[Data supplied start]

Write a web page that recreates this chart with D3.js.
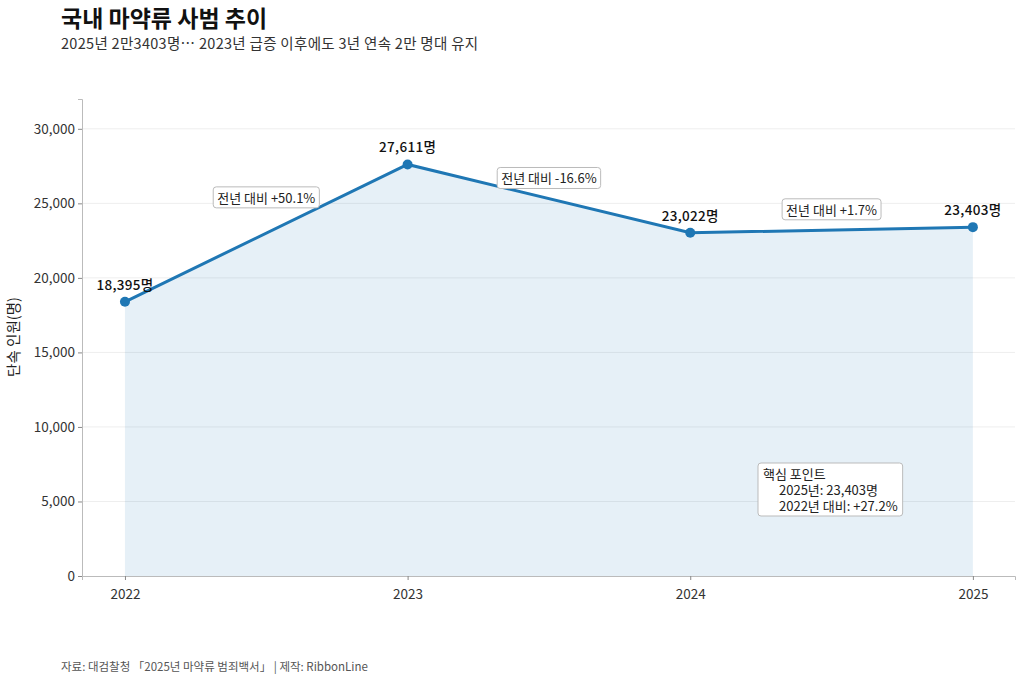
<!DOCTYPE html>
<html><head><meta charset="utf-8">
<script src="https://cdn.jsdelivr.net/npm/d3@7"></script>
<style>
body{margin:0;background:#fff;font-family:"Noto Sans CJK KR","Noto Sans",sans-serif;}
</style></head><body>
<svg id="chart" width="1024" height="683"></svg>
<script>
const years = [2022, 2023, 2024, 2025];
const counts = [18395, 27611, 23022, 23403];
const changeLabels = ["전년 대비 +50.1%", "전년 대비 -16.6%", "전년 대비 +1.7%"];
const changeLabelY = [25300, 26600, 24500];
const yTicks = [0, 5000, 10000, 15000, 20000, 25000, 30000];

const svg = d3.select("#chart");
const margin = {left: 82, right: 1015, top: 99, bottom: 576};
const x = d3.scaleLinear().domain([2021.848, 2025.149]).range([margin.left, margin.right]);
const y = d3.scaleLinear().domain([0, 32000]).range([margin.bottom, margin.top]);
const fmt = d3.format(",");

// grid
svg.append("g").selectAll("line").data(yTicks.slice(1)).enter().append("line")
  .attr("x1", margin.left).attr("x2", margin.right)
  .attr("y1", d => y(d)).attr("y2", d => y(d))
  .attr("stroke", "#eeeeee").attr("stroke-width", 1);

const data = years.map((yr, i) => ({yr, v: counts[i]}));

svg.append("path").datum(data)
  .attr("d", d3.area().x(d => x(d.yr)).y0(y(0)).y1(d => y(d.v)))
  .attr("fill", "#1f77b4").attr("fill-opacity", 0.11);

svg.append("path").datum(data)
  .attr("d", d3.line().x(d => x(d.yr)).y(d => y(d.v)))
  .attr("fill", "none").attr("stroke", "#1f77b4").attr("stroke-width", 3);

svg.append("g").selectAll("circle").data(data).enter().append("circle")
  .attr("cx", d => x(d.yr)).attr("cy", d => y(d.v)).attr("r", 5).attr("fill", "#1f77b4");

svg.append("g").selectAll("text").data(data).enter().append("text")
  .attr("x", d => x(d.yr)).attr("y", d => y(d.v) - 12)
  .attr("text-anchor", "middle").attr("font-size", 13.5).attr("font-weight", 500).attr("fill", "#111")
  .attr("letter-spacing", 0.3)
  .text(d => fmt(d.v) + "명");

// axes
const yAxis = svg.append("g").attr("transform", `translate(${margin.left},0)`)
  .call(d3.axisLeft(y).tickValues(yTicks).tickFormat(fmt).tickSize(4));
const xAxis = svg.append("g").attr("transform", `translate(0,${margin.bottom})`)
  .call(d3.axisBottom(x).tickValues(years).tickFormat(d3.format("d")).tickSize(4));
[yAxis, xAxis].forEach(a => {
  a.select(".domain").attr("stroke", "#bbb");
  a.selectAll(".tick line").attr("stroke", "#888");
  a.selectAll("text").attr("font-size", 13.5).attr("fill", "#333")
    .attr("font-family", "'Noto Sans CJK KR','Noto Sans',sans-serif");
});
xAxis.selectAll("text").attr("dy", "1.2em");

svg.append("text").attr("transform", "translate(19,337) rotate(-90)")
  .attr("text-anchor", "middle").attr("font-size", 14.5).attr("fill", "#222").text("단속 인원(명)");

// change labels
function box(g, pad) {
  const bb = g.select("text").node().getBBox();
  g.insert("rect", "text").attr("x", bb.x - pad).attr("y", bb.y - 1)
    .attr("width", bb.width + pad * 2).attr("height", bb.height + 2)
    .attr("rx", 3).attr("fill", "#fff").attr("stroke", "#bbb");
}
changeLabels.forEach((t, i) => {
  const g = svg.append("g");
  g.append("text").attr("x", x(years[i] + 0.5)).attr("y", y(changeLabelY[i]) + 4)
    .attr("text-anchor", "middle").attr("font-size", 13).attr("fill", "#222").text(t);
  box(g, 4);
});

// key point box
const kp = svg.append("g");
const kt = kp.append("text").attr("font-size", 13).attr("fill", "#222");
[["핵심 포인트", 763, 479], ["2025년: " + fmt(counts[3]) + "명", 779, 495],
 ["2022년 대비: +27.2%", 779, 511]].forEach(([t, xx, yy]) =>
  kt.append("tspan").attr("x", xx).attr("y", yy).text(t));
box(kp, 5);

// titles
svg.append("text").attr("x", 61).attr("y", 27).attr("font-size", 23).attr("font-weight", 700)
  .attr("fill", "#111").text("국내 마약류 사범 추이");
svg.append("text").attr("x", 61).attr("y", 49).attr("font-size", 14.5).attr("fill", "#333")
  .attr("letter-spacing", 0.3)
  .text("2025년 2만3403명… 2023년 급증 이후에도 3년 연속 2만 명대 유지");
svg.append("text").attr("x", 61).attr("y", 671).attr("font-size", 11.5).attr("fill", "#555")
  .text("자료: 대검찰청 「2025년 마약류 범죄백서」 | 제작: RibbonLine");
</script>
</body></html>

[Data supplied end]
[Data supplied start]

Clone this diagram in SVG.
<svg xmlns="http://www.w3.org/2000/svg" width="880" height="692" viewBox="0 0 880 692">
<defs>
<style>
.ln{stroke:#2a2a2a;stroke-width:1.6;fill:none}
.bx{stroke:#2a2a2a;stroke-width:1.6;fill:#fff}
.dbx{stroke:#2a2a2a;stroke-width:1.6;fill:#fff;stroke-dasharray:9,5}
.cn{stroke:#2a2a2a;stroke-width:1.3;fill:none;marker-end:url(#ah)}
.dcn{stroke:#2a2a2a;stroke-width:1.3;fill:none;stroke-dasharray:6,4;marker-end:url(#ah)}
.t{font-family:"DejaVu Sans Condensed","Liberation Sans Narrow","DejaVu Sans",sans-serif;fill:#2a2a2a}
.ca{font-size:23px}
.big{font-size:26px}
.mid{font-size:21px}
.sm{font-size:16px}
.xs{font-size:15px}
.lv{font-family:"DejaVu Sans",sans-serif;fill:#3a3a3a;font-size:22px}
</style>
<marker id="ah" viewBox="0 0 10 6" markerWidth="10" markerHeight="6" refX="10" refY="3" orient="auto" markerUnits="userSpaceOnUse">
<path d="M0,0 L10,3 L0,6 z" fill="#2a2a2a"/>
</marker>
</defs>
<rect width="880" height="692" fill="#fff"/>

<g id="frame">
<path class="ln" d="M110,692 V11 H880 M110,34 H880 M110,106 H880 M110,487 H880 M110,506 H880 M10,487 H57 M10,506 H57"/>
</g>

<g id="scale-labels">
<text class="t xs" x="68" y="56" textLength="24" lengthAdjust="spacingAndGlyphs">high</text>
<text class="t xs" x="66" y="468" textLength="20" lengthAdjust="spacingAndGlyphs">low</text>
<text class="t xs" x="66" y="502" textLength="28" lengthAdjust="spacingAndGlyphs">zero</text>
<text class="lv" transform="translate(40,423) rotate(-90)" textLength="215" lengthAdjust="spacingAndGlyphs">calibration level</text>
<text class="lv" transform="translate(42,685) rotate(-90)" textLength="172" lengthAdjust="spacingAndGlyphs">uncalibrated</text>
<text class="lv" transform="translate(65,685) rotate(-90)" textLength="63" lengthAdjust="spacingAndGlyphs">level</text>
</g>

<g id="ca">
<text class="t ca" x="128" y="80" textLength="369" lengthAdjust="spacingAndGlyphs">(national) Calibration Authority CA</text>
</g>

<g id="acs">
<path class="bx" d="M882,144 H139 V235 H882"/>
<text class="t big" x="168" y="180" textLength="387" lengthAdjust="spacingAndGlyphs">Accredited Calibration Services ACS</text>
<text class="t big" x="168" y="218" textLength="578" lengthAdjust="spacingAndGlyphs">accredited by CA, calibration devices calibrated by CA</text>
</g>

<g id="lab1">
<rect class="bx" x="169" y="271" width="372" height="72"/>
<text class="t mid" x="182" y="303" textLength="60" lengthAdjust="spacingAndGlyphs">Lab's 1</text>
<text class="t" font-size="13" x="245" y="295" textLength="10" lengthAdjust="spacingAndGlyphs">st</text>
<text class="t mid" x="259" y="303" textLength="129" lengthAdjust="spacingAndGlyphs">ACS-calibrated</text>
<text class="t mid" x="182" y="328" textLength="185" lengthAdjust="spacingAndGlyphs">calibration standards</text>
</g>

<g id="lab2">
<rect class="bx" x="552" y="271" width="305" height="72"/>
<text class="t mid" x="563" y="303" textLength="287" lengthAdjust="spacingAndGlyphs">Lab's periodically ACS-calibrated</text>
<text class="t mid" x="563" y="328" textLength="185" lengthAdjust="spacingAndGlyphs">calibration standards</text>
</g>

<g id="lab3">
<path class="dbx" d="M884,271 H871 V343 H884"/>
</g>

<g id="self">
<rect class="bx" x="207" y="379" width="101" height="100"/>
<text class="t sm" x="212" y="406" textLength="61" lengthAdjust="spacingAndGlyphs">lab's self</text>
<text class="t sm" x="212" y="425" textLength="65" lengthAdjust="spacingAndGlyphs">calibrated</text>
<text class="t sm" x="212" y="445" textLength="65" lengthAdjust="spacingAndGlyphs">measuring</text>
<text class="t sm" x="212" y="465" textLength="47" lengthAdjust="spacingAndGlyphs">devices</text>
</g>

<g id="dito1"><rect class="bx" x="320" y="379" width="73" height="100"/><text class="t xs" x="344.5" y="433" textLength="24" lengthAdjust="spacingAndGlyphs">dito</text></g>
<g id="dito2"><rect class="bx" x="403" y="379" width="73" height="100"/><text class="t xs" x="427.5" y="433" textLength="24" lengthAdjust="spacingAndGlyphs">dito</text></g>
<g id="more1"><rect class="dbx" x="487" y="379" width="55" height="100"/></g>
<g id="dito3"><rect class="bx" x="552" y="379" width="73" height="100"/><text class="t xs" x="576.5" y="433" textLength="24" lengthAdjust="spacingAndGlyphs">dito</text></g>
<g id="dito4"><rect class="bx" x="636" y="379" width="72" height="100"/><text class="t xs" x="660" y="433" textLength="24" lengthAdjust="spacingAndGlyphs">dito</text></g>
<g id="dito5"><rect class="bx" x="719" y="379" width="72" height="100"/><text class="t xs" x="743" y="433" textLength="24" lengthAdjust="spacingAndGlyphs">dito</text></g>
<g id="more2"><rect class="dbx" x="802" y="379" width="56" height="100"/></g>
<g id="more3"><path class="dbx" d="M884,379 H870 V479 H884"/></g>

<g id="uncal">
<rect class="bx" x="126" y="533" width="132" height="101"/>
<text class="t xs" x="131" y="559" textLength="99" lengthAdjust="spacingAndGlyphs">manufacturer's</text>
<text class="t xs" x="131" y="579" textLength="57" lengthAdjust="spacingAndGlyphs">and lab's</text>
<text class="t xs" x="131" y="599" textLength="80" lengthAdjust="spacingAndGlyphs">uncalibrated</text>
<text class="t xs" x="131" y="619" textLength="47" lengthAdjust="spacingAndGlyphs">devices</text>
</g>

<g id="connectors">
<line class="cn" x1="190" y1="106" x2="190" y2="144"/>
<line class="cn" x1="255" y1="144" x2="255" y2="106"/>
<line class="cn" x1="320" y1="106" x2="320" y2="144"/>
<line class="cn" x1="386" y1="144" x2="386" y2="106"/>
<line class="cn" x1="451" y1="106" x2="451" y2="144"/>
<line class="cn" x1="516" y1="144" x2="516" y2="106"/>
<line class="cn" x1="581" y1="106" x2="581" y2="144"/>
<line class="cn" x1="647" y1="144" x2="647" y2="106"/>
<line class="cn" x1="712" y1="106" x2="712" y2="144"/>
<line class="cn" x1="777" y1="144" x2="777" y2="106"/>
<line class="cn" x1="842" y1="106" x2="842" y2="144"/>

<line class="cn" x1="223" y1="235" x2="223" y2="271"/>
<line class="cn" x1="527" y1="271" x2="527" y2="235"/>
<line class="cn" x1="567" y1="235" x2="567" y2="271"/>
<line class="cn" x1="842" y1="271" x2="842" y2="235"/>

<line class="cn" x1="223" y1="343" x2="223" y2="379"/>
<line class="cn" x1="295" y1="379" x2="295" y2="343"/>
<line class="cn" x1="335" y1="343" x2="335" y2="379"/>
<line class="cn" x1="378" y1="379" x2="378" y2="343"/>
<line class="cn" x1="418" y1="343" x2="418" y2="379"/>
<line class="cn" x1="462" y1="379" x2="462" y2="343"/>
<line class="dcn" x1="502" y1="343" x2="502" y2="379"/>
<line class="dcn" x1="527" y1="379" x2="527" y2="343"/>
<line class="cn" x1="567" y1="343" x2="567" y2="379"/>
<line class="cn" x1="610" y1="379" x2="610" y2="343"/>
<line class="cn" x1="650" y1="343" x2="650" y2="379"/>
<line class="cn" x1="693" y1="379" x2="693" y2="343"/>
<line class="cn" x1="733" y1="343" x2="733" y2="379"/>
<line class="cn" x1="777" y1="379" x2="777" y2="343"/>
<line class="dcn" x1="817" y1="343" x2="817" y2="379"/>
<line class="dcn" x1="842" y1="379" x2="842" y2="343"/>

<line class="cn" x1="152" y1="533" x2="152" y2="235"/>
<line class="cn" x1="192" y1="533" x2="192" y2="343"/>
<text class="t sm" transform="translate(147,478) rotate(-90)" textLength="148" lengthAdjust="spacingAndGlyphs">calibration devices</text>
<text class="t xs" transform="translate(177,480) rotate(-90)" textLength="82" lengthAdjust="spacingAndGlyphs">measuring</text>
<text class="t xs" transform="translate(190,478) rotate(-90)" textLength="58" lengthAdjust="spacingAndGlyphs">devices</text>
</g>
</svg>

[Data supplied end]
[Data supplied start]

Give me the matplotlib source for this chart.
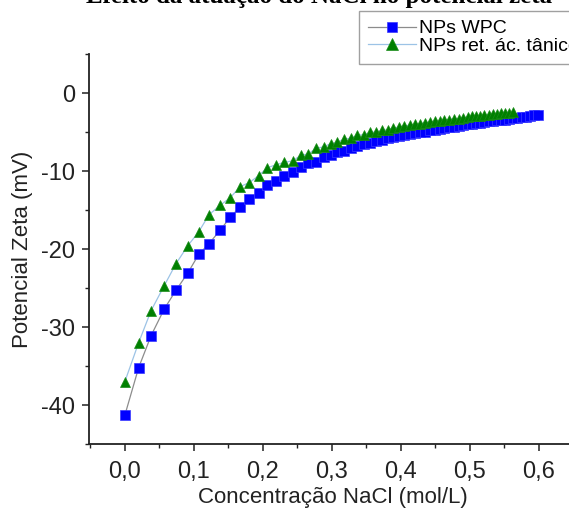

[Data supplied end]

Stated exercise
Out of the records above, set down only the lines from the one that contains "Write a web" through the one that contains "const yTicks = [0, 5000, 10000, 15000, 20000, 25000, 30000];", unchanged and without the pictures.

The answer
Write a web page that recreates this chart with D3.js.
<!DOCTYPE html>
<html><head><meta charset="utf-8">
<script src="https://cdn.jsdelivr.net/npm/d3@7"></script>
<style>
body{margin:0;background:#fff;font-family:"Noto Sans CJK KR","Noto Sans",sans-serif;}
</style></head><body>
<svg id="chart" width="1024" height="683"></svg>
<script>
const years = [2022, 2023, 2024, 2025];
const counts = [18395, 27611, 23022, 23403];
const changeLabels = ["전년 대비 +50.1%", "전년 대비 -16.6%", "전년 대비 +1.7%"];
const changeLabelY = [25300, 26600, 24500];
const yTicks = [0, 5000, 10000, 15000, 20000, 25000, 30000];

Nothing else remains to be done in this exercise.